The S&P 500 recently entered a correction, falling 10% from its peak on February 19, marking its first correction since October 2023. Treasury Secretary Scott Bessent downplayed the situation, labeling market corrections as “healthy” while asserting that the administration would weather the volatility in pursuit of its goals. Trump has maintained that tariffs are economically beneficial, even as both markets and consumers express concerns over their consequences.

The current decline in the stock market poses a substantial risk to the economy if it doesn’t recover soon, revealing a stark contrast between the pessimistic sentiment during Biden’s tenure and the initial phase of Trump’s administration. Zandi remarked, “With Biden, the inflation problem was already in the rearview mirror.” He noted that while inflation had already negatively impacted sentiment, it wasn’t necessarily a sign of a weakening economy.

The Trump administration now faces the danger of a “vibecession” morphing into a genuine recession. Zandi highlighted the stock market’s influence on the broader economy, cautioning that dismissing the recent sell-off could be detrimental. “The economy relies heavily on consumers continuing to spend, particularly among affluent individuals, who closely monitor their stock portfolios. A significantly negative stock market impacts their confidence, eventually leading to reduced spending and potentially triggering a broader economic downturn,” he explained.

This week, RBC strategist Lori Calvasina revised her year-end S&P 500 price target downward from 6,600 to 6,200, citing “increasing evidence of weakening vibes.” In her Monday note, she indicated a decline in sentiment among investors, consumers, and businesses, implying no clear buying opportunity for stocks at present. “It’s a tricky moment in the US equity market,” Calvasina stated.

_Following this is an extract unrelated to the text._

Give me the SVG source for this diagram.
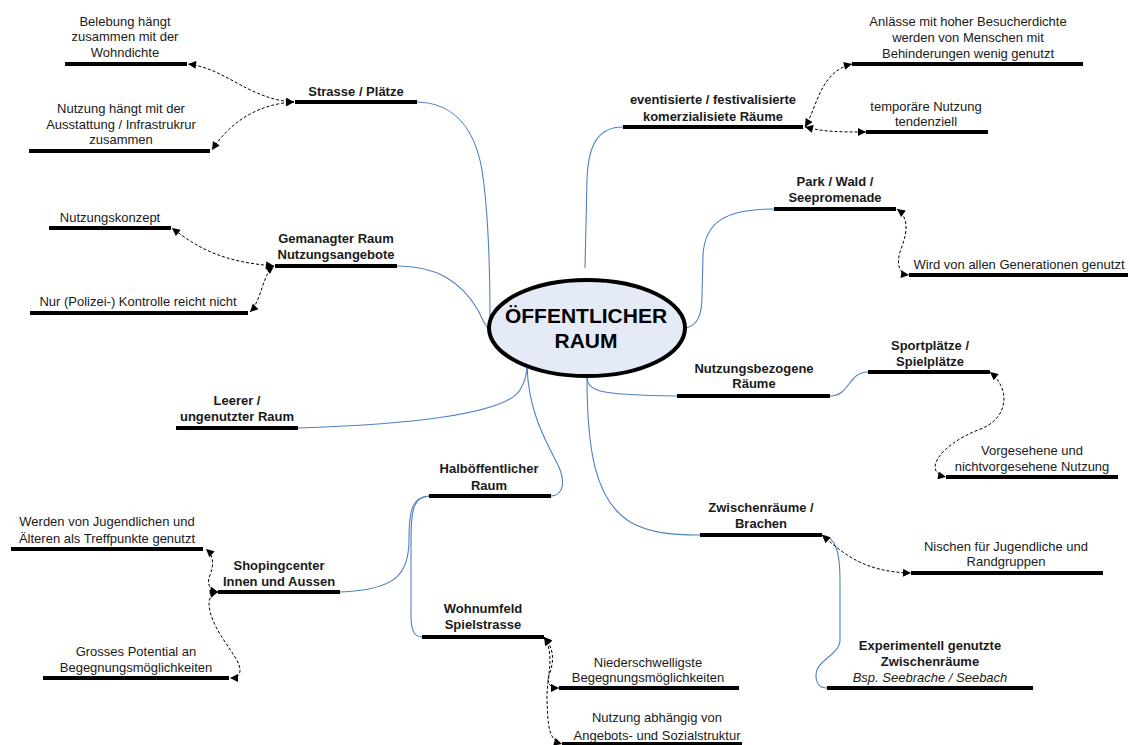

Calvasina further observed that the current sentiment explains the significant pressure on the stock market and the rising concerns regarding the economy’s trajectory. However, the lack of clear buying signals makes it difficult to gauge whether the S&P 500’s 10% drop creates a contrarian buying opportunity.

Ed Yardeni also adjusted his “best-case” year-end price target for the S&P 500 down to 6,400 from 7,000, suggesting that increased economic uncertainty justifies lower stock valuations. Similarly, Goldman Sachs lowered its price target from 6,500 to 6,200 due to growing political uncertainties related to tariffs and their broader economic implications. Moreover, Goldman recently raised its recession probability estimate from 15% to 20%.

Amid escalating pressures, more households report insufficient savings for emergencies, and a rising number of public companies express concerns about policy uncertainty clouding their future outlooks. Eyes are now on April 2, the potential date for Trump to implement reciprocal tariffs. Zandi warned, “It’s going to do damage.” He emphasized that whether these tariffs push the economy into recession depends on the collective mood and the market’s response.

If enacted, Trump’s proposed tariffs would elevate America’s tariff rates to levels unseen since the 1930s. Zandi cautioned, “If many trading partners retaliate, that could be the catalyst for a recession,” recalling that Trump’s first trade war in 2018 adversely affected the economy, particularly within the manufacturing sector.

However, there remains a window for Trump to pivot. If a trade deal is reached, it could alleviate some of the uncertainty burdening the markets. Zandi commended Trump’s ability to adapt, stating, “If push comes to shove, he’ll pivot, and you have to credit him for being quite skilled at changing course, claiming victory, and moving forward.” Yet, he expressed growing uncertainty regarding this scenario as time passes.

The ultimate risk for Trump lies in electoral rejection, akin to what the Democrats faced after economic sentiment soured last year. Yardeni predicts that Trump will yield to prevent a recession, recognizing that a downturn could jeopardize Republican control of both the House and Senate in the upcoming 2026 midterm elections. “Ignoring these darkening vibes is perilous from both economic and political views,” Zandi concluded.